The following year, in 2022, reports noted that China had finished the first testing of a small hypersonic prototype aircraft for civilian use in preparation for developing a full-sized hypersonic aircraft that can fly six times the speed of sound.

The prototype was known as Nanqiang No. 1 and was expected to be a model that would be a technology demonstrator for a hypersonic airliner. The report stated that the scientists hoped to conclude the test program and move on to building a flyable prototype by 2025.

China’s nemesis, the United States, is also working on hypersonic aircraft technology. According to some accounts, the US Air Force plans to introduce the SR-72 “Darkstar,” a Lockheed Martin aircraft that is the fastest in the world with a Mach 6.0 speed.

In the late 1950s, American engineers took the lead in investigating the potential of hypersonic technology, including planes and missiles, marking the beginning of hypersonic research. The ambitious X-15 program saw the US military launch manned hypersonic test aircraft. However, once the United States got involved in the Vietnam War in 1968, the program’s encouraging advancements were halted.

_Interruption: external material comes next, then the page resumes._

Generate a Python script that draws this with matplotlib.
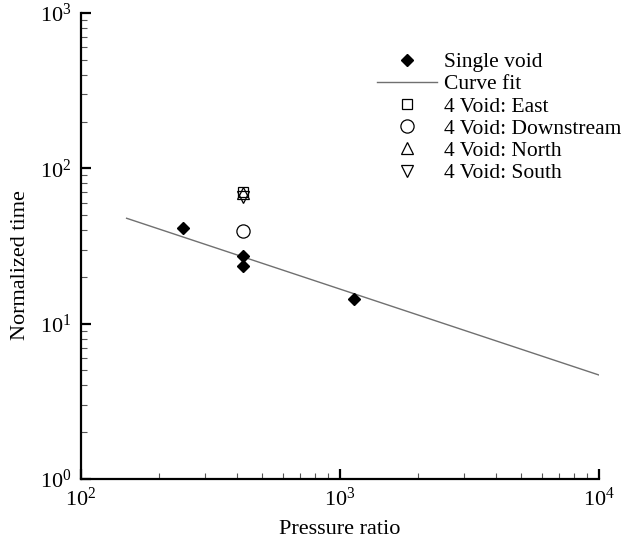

Since hypersonic aircraft were thought to be less applicable to the unique requirements of combating rebels in jungle terrain, the focus switched away from them. The United States later shifted its attention to international counterterrorism efforts.

On the other hand, China, stepped up its efforts to build hypersonic weapons and aircraft and carried out regular flight tests. In fact, Beijing frequently made use of publicly accessible American hypersonic research that had been supported over many years by the US government. And if the new claims are to be believed, Beijing appears to have come very far with the hypersonic aircraft development—much farther than the West may have previously anticipated.